Bonner's four year term ended last year and he deliberated for a while before deciding to return. The sense of progress interrupted by the pandemic influenced his decision. But as he told Charlie Collins of DonegalLive in an in-depth interview shortly before the start of the season, there is also a sense of unfinished business emanating from that frustrating championship defeat against Tyrone. The result on that hot day hinged on a bizarre sequence which saw Michael Murphy having a penalty saved and then getting red-carded in the space of sixty seconds.

Unfinished Business

“With the top teams it is small, small margins,” Bonner said of that day, which is fair enough. “Things didn’t go our way, that is for sure. We lost Neil McGee early on and he is a huge presence for us in the back line. The penalty and the sending-off culminated in Tyrone winning the game eventually. We actually played well in the second half . . . until the last five minutes there was only a kick of the ball in it. So I wanted to reflect on it. There is a lot of work going on at the minute.

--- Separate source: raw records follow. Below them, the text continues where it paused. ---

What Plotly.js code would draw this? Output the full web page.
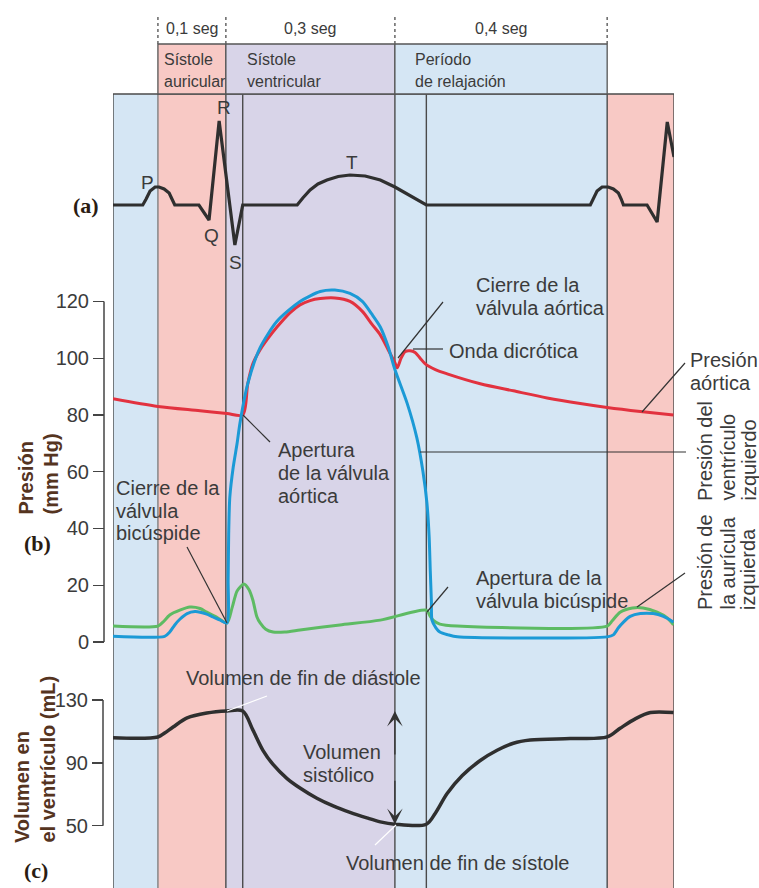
<!DOCTYPE html>
<html><head><meta charset="utf-8">
<script src="https://cdn.plot.ly/plotly-3.0.1.min.js"></script>
<style>html,body{margin:0;padding:0;background:#fff}#chart{width:759px;height:888px}</style>
</head><body><div id="chart"></div>
<script>
// ---------------- DATA ----------------
// cardiac-cycle phase boundaries (s, nominal time axis)
const phaseEdges = [-0.080, 0.000, 0.121, 0.422, 0.800, 0.919];
// valve events / phase lines (s)
const eventTimes = [0.000, 0.121, 0.151, 0.422, 0.478, 0.800];
const headerLabels = [['Sístole', 'auricular'], ['Sístole', 'ventricular'], ['Período', 'de relajación']];
const headerDurations = ['0,1 seg', '0,3 seg', '0,4 seg'];

// (a) ECG
const ecgT = [-0.080, -0.027, -0.021, -0.014, -0.005, 0.002, 0.011, 0.020, 0.025, 0.030, 0.073, 0.091, 0.109, 0.137, 0.151,
  0.248, 0.258, 0.271, 0.285, 0.301, 0.321, 0.342, 0.369, 0.396, 0.422, 0.440, 0.454, 0.467, 0.478,
  0.770, 0.775, 0.782, 0.791, 0.802, 0.811, 0.820, 0.825, 0.829, 0.871, 0.889, 0.907, 0.919];
const ecgMv = [0, 0, 0.06, 0.14, 0.18, 0.18, 0.16, 0.12, 0.06, 0, 0, -0.15, 0.84, -0.40, 0,
  0, 0.07, 0.15, 0.21, 0.25, 0.285, 0.30, 0.29, 0.25, 0.18, 0.12, 0.08, 0.035, 0,
  0, 0.06, 0.14, 0.18, 0.18, 0.16, 0.12, 0.06, 0, 0, -0.17, 0.83, 0.48];

// (b) pressures, mm Hg
const aortaT = [-0.080, 0.000, 0.075, 0.123, 0.151, 0.160, 0.169, 0.182, 0.196, 0.212, 0.235, 0.253, 0.271, 0.289, 0.315, 0.342,
  0.364, 0.381, 0.396, 0.410, 0.422, 0.426, 0.433, 0.440, 0.449, 0.458, 0.467, 0.476, 0.494, 0.515, 0.574, 0.633, 0.693,
  0.752, 0.800, 0.859, 0.918];
const aortaP = [85.7, 83, 81.5, 80.5, 80, 91, 98, 103, 107, 111, 116, 118.8, 120.3, 121, 121.2, 120,
  116.5, 112, 108.2, 103, 98.4, 96.6, 100, 102.3, 102.6, 102, 100, 98, 96, 94.5, 91, 88.5, 86,
  84, 82.6, 81.2, 80];

const ventT = [-0.080, 0.012, 0.021, 0.030, 0.039, 0.052, 0.066, 0.075, 0.087, 0.098, 0.110, 0.123, 0.125, 0.126, 0.128, 0.134,
  0.141, 0.146, 0.160, 0.182, 0.212, 0.253, 0.289, 0.315, 0.342, 0.364, 0.381, 0.396, 0.410, 0.422, 0.444, 0.461, 0.472, 0.479,
  0.483, 0.485, 0.487, 0.488, 0.495, 0.502, 0.517, 0.533, 0.800, 0.811, 0.820, 0.829, 0.841, 0.859, 0.882, 0.900, 0.918];
const ventP = [2, 2, 3.5, 6, 8, 10, 10.7, 10.5, 9.8, 8.8, 7.8, 6.7, 22, 38, 51, 61.5,
  70, 77, 91, 103.7, 113, 120, 123.5, 124, 122.8, 120, 115.5, 111, 104, 96, 84, 72, 60, 49,
  37, 25, 14, 7.7, 5, 3.5, 2.5, 1.8, 1.8, 2.5, 5, 7, 9, 10, 10, 9, 7];

const atriumT = [-0.080, 0.000, 0.009, 0.021, 0.039, 0.057, 0.075, 0.087, 0.102, 0.123, 0.132, 0.141, 0.153, 0.162, 0.169, 0.176,
  0.182, 0.192, 0.205, 0.226, 0.253, 0.324, 0.396, 0.478, 0.485, 0.490, 0.502, 0.533, 0.800, 0.809, 0.823, 0.845, 0.864,
  0.889, 0.907, 0.918];
const atriumP = [5.6, 5.6, 7, 9.5, 11.2, 12.3, 11.8, 10.5, 9, 6.7, 12, 18, 20.4, 18.5, 14.8, 9,
  6.7, 4.5, 3.5, 3.5, 4.2, 6, 7.7, 11.2, 9, 7.7, 6.3, 5.6, 5.6, 7.5, 10.5, 12, 12,
  10.5, 8.5, 6];

// (c) ventricular volume, mL
const volT = [-0.080, 0.000, 0.012, 0.027, 0.052, 0.087, 0.123, 0.151, 0.169, 0.187, 0.205, 0.230, 0.253, 0.283, 0.312, 0.342,
  0.372, 0.396, 0.422, 0.478, 0.494, 0.515, 0.542, 0.574, 0.604, 0.633, 0.663, 0.734, 0.800, 0.823, 0.850, 0.877, 0.918];
const volML = [106, 106.5, 109, 112.8, 118.6, 121.7, 123, 123, 111, 98, 89, 80, 74, 67.5, 62.6, 58.5,
  55, 52.5, 51, 51, 58, 70.5, 82, 91.5, 98, 102.5, 104.5, 105.5, 106.5, 112, 118, 122, 122];
const EDV = 123, ESV = 51;

const pressureTicks = [0, 20, 40, 60, 80, 100, 120];
const volumeTicks = [50, 90, 130];

// ---------------- LAYOUT HELPERS ----------------
const W = 759, H = 888;
const PX = x => x / W;
const PY = y => 1 - y / H;
const plotTop = PY(94);
const TXT = '#3b3b3b';
const FONT = 'Liberation Sans, Arial, sans-serif';
const phaseFill = ['#d5e6f4', '#f8c9c5', '#d8d4e8', '#d5e6f4', '#f8c9c5'];

const shapes = [];
for (let i = 0; i < phaseEdges.length - 1; i++) {
  shapes.push({type: 'rect', layer: 'below', xref: 'x', yref: 'paper', x0: phaseEdges[i], x1: phaseEdges[i + 1],
    y0: 0, y1: plotTop, fillcolor: phaseFill[i], line: {width: 0}});
}
eventTimes.forEach((t, i) => {
  shapes.push({type: 'line', layer: 'below', xref: 'x', yref: 'paper', x0: t, x1: t, y0: 0, y1: plotTop,
    line: {color: i === 0 ? '#808080' : '#4a4a4a', width: 1.4}});
});
const xL = phaseEdges[0], xR = phaseEdges[phaseEdges.length - 1];
[[xL, xL, 0, plotTop], [xR, xR, 0, plotTop], [xL, xR, plotTop, plotTop]].forEach(s => {
  shapes.push({type: 'line', layer: 'below', xref: 'x', yref: 'paper', x0: s[0], x1: s[1], y0: s[2], y1: s[3],
    line: {color: '#4a4a4a', width: 1.4}});
});
for (let i = 1; i <= 3; i++) {
  shapes.push({type: 'rect', xref: 'x', yref: 'paper', x0: phaseEdges[i], x1: phaseEdges[i + 1],
    y0: plotTop, y1: PY(44), fillcolor: phaseFill[i], line: {color: '#555', width: 1.3}});
}
for (let i = 1; i <= 4; i++) {
  shapes.push({type: 'line', xref: 'x', yref: 'paper', x0: phaseEdges[i], x1: phaseEdges[i], y0: PY(44), y1: PY(14),
    line: {color: '#666', width: 1.5, dash: 'dot'}});
}
shapes.push({type: 'line', xref: 'paper', yref: 'y2', x0: PX(104), x1: PX(104), y0: 0, y1: 120, line: {color: '#444', width: 1.5}});
shapes.push({type: 'line', xref: 'paper', yref: 'y3', x0: PX(103), x1: PX(103), y0: 50, y1: 130, line: {color: '#444', width: 1.5}});
const leaders = [
  [398, 358, 443, 302, '#333'], [413, 349, 443, 349, '#333'], [642, 412, 685, 363, '#333'],
  [420, 452, 686, 452, '#333'], [637, 607, 685, 573, '#333'], [427, 612, 448, 587, '#333'],
  [243, 415, 270, 442, '#333'], [187, 547, 227, 623, '#333'], [227, 711, 267, 696, '#ffffff'],
  [396, 825, 375, 845, '#ffffff']
];
leaders.forEach(l => shapes.push({type: 'line', xref: 'paper', yref: 'paper', x0: PX(l[0]), y0: PY(l[1]),
  x1: PX(l[2]), y1: PY(l[3]), line: {color: l[4], width: 1.2}}));

const annotations = [];
function addLines(lines, x, y, dy, opt) {
  opt = opt || {};
  lines.forEach((s, i) => annotations.push({xref: 'paper', yref: 'paper', x: PX(x), y: PY(y + i * dy), text: s,
    showarrow: false, xanchor: opt.xanchor || 'left', yanchor: 'middle',
    font: {family: FONT, size: opt.size || 20, color: opt.color || TXT}}));
}
function addRot(lines, xs, bottom, opt) {
  opt = opt || {};
  lines.forEach((s, i) => annotations.push({xref: 'paper', yref: 'paper', x: PX(xs[i]), y: PY(bottom),
    text: opt.bold ? '<b>' + s + '</b>' : s,
    textangle: -90, showarrow: false, xanchor: 'center', yanchor: 'bottom',
    font: {family: FONT, size: opt.size || 20, color: opt.color || TXT}}));
}
headerDurations.forEach((s, i) => annotations.push({xref: 'x', yref: 'paper', x: (phaseEdges[i + 1] + phaseEdges[i + 2]) / 2,
  y: PY(29), text: s, showarrow: false, xanchor: 'center', yanchor: 'middle', font: {family: FONT, size: 16, color: TXT}}));
const headerTextX = [162, 245, 413];
headerLabels.forEach((ls, i) => addLines(ls, headerTextX[i], 60, 21, {size: 16}));
[['P', 147, 182], ['R', 224, 108], ['Q', 212, 236], ['S', 235, 262], ['T', 352, 162]].forEach(a =>
  addLines([a[0]], a[1], a[2], 0, {xanchor: 'center', size: 19}));
addLines(['Cierre de la', 'válvula aórtica'], 474, 285, 23);
addLines(['Onda dicrótica'], 447, 351, 0);
addLines(['Presión', 'aórtica'], 688, 360, 23);
addLines(['Apertura de la', 'válvula bicúspide'], 474, 578, 22.5);
addLines(['Apertura', 'de la válvula', 'aórtica'], 276, 450, 23);
addLines(['Cierre de la', 'válvula', 'bicúspide'], 114, 488, 22.5);
addLines(['Volumen de fin de diástole'], 184, 678, 0);
addLines(['Volumen', 'sistólico'], 301, 752, 23);
addLines(['Volumen de fin de sístole'], 344, 863, 0);
addRot(['Presión del', 'ventrículo', 'izquierdo'], [705, 727, 748], 503);
addRot(['Presión de', 'la aurícula', 'izquierda'], [705, 727, 748], 612);
const AX = '#55341f';
addRot(['Presión', '(mm Hg)'], [25, 50], 517, {color: AX, bold: true});
addRot(['Volumen en', 'el ventrículo (mL)'], [22, 47], 845, {color: AX, bold: true});
[['(a)', 86, 206], ['(b)', 37, 543], ['(c)', 36, 870]].forEach(a => annotations.push({xref: 'paper', yref: 'paper',
  x: PX(a[1]), y: PY(a[2]), text: '<b>' + a[0] + '</b>', showarrow: false, xanchor: 'center', yanchor: 'middle',
  font: {family: 'Liberation Serif, serif', size: 22, color: '#2a1c12'}}));
annotations.push({xref: 'x', yref: 'y3', x: eventTimes[3], y: EDV, ax: 0, ay: 45, text: '', showarrow: true,
  arrowhead: 3, arrowsize: 2, arrowwidth: 1.3, arrowcolor: '#333'});
annotations.push({xref: 'x', yref: 'y3', x: eventTimes[3], y: ESV, ax: 0, ay: -45, text: '', showarrow: true,
  arrowhead: 3, arrowsize: 2, arrowwidth: 1.3, arrowcolor: '#333'});

const traces = [
  {x: ecgT, y: ecgMv, xaxis: 'x', yaxis: 'y', mode: 'lines', line: {color: '#2f2f2f', width: 3.2}, hoverinfo: 'skip'},
  {x: aortaT, y: aortaP, xaxis: 'x', yaxis: 'y2', mode: 'lines', line: {color: '#e2323f', width: 3, shape: 'spline', smoothing: 0.8}},
  {x: atriumT, y: atriumP, xaxis: 'x', yaxis: 'y2', mode: 'lines', line: {color: '#5dbb63', width: 3, shape: 'spline', smoothing: 0.7}},
  {x: ventT, y: ventP, xaxis: 'x', yaxis: 'y2', mode: 'lines', line: {color: '#1b9ad6', width: 3, shape: 'spline', smoothing: 0.7}},
  {x: volT, y: volML, xaxis: 'x', yaxis: 'y3', mode: 'lines', line: {color: '#2f2f2f', width: 3.5, shape: 'spline', smoothing: 0.9}}
];

const tickFont = {family: FONT, size: 20, color: TXT};
const layout = {
  width: W, height: H, margin: {l: 0, r: 0, t: 0, b: 0},
  paper_bgcolor: '#fff', plot_bgcolor: 'rgba(0,0,0,0)', showlegend: false,
  font: {family: FONT, color: TXT},
  xaxis: {domain: [PX(113), PX(674)], range: [xL, xR], visible: false, fixedrange: true},
  yaxis: {domain: [0, plotTop], range: [-6.83, 1.11], visible: false, fixedrange: true},
  yaxis2: {overlaying: 'y', anchor: 'free', position: PX(104), side: 'left', range: [-86.7, 193.1],
    tickvals: pressureTicks, ticks: 'outside', ticklen: 11, tickwidth: 1.3, tickcolor: '#444',
    showgrid: false, zeroline: false, showline: false, tickfont: tickFont, fixedrange: true},
  yaxis3: {overlaying: 'y', anchor: 'free', position: PX(103), side: 'left', range: [10.44, 515.4],
    tickvals: volumeTicks, ticks: 'outside', ticklen: 11, tickwidth: 1.3, tickcolor: '#444',
    showgrid: false, zeroline: false, showline: false, tickfont: tickFont, fixedrange: true},
  shapes: shapes, annotations: annotations
};
Plotly.newPlot('chart', traces, layout, {displayModeBar: false, staticPlot: true});
</script></body></html>
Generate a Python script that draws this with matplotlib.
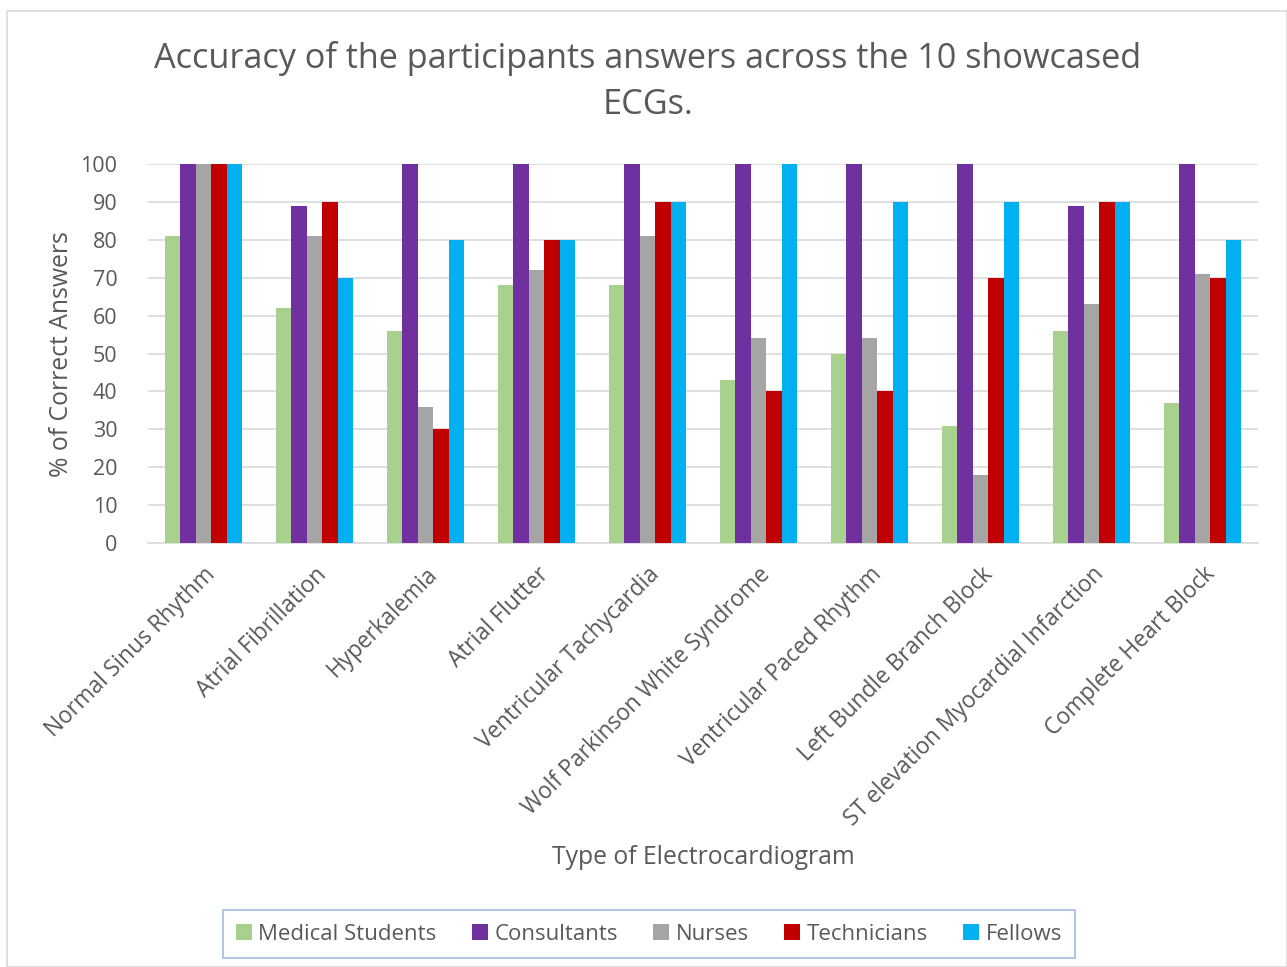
import matplotlib
matplotlib.use("Agg")
import matplotlib.pyplot as plt
import numpy as np
from matplotlib.patches import Rectangle

categories = ["Normal Sinus Rhythm", "Atrial Fibrillation", "Hyperkalemia", "Atrial Flutter",
              "Ventricular Tachycardia", "Wolf Parkinson White Syndrome", "Ventricular Paced Rhythm",
              "Left Bundle Branch Block", "ST elevation Myocardial Infarction", "Complete Heart Block"]
medical_students = [81, 62, 56, 68, 68, 43, 50, 31, 56, 37]
consultants = [100, 89, 100, 100, 100, 100, 100, 100, 89, 100]
nurses = [100, 81, 36, 72, 81, 54, 54, 18, 63, 71]
technicians = [100, 90, 30, 80, 90, 40, 40, 70, 90, 70]
fellows = [100, 70, 80, 80, 90, 100, 90, 90, 90, 80]

series = [("Medical Students", medical_students, "#A9D18E"),
          ("Consultants", consultants, "#7030A0"),
          ("Nurses", nurses, "#A5A5A5"),
          ("Technicians", technicians, "#C00000"),
          ("Fellows", fellows, "#00B0F0")]

plt.rcParams['font.family'] = ['Open Sans', 'DejaVu Sans']
W, H = 1287, 967
fig = plt.figure(figsize=(W/100, H/100), dpi=100)

# chart frame
fig.patches.append(Rectangle((7/W, 0), 1 - 7/W, 1 - 11/H, transform=fig.transFigure,
                             fill=False, edgecolor="#D9D9D9", linewidth=1.2))

ax = fig.add_axes([148/W, (H-543)/H, (1258-148)/W, (543-164)/H])
x = np.arange(len(categories))
bw = 0.14
for i, (name, vals, col) in enumerate(series):
    ax.bar(x + (i - 2) * bw, vals, width=bw, color=col, label=name, zorder=3)

ax.set_xlim(-0.5, len(categories) - 0.5)
ax.set_ylim(0, 100)
ax.set_yticks(range(0, 101, 10))
ax.yaxis.grid(True, color="#D9D9D9", linewidth=1.2, zorder=0)
for s in ["top", "right", "left"]:
    ax.spines[s].set_visible(False)
ax.spines["bottom"].set_color("#D9D9D9")
ax.spines["bottom"].set_linewidth(1.2)
ax.tick_params(axis="both", length=0, colors="#595959", labelsize=15.5)
ax.tick_params(axis="y", pad=22)
ax.set_xticks(x)
ax.set_xticklabels(categories, rotation=45, ha="right", rotation_mode="anchor", fontsize=16.3, color="#595959")
ax.tick_params(axis="x", pad=14)

fig.text(648/W, 1 - 58/H, "Accuracy of the participants answers across the 10 showcased",
         ha="center", va="center", fontsize=24.7, color="#595959")
fig.text(648/W, 1 - 105/H, "ECGs.", ha="center", va="center", fontsize=24.7, color="#595959")
fig.text(62/W, 1 - 354/H, "% of Correct Answers", rotation=90, ha="center", va="center",
         fontsize=17.8, color="#595959")
fig.text(703/W, 1 - 858/H, "Type of Electrocardiogram", ha="center", va="center",
         fontsize=17.8, color="#595959")

leg = fig.legend(loc="center", bbox_to_anchor=(649/W, 1 - 934/H), ncol=5, frameon=True,
                 fontsize=16, handlelength=0.7, handleheight=0.7, handletextpad=0.3,
                 columnspacing=1.6, fancybox=False, borderpad=0.6, borderaxespad=0)
leg.get_frame().set_edgecolor("#8FAADC")
leg.get_frame().set_linewidth(1.2)
for t in leg.get_texts():
    t.set_color("#595959")

fig.savefig("out.png", dpi=100)
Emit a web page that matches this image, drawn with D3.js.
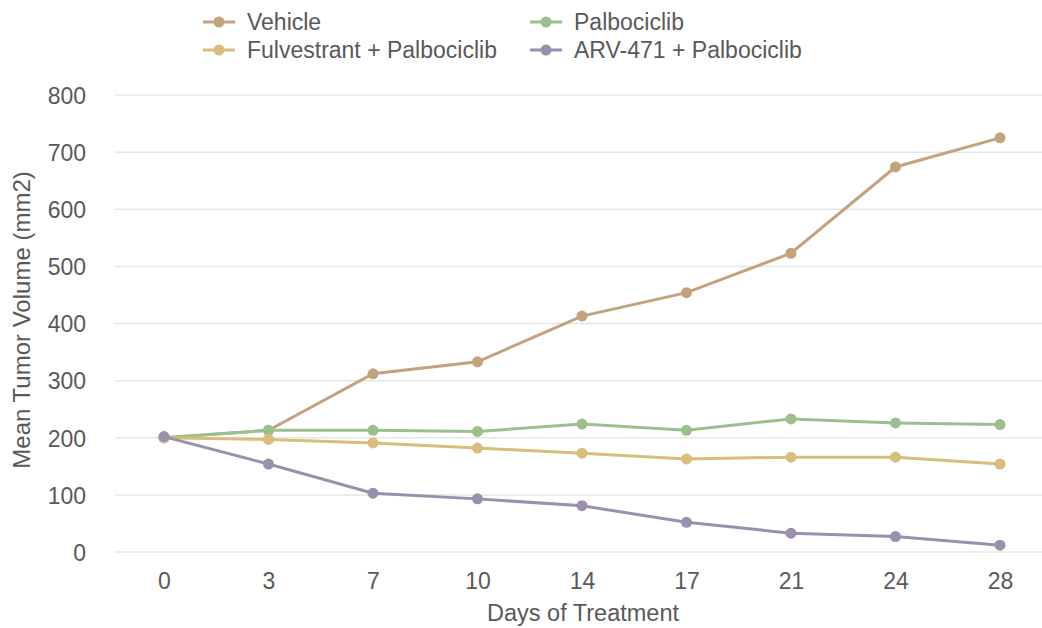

It is not just about the seniors. It is about the academy being set up. The project still has a bit of work to get done. I still had the hunger and desire to go back in. Just a feeling that there is a bit of unfinished business within the group.”

But in the immediate league frame, Donegal have shown little sign of getting round to finish it. They've been a mysterious read in the league: on fire against Mayo but almost losing; flat-lining against Kerry; full of beans and ideas against an underwhelming Tyrone and, a week ago, simply dreadful against Monaghan - the jigsaw puzzle that Donegal teams have always struggled to complete.

Bonner is a hugely respected and liked figure within Donegal football circles. Securing Stephen Rochford as a coach was a smart and bit of improvised thinking. But the easily-read patterned nature of Donegal's build-up play has come to look like yesterday's news. Those lightning transitions to attack, which defined those back -to-back Ulster titles, are happening less often in games now.

The realisation for Donegal supporters that Michael Murphy is in the final phase of an extraordinary football career is sharpening. Photograph: James Crombie/Inpho
The realisation for Donegal supporters that Michael Murphy is in the final phase of an extraordinary football career is sharpening. Photograph: James Crombie/Inpho

The realisation for Donegal supporters that Michael Murphy is in the final phase of an extraordinary football career is sharpening - and with it the hope that they might see one last turn as a wrecking-ball inside forward rather than the superhuman utility player he has become. Finding a defined role to help Ryan McHugh catch fire has become a matter of urgency.

There are mitigating factors including injuries to key players like Michael Langan and Ciaran Thompson. But as Joyce McMullan, a former-team of Bonner's noted this week, there was something worrying about the body language in the defeat to Monaghan. McBrearty, in particular, cut a frustrated figure in the midst of a rowdy and cohesive Monaghan defence.

In five weeks time, Donegal will host the high-flying Armagh in the first round of the Ulster championship in Ballybofey. That day will be all about business, unfinished or otherwise.

Appearances can be deceptive but right now, there seems to be something fragile about Donegal. Running out in a half-empty Croke Park on a forlorn St Patrick’s weekend to face a Dublin team brimming with reasons to prove the world wrong is not the easiest task. For a team that has long been searching for a statement win-against-the-odds, the rare occasion of a win in Dublin would be a big step forward.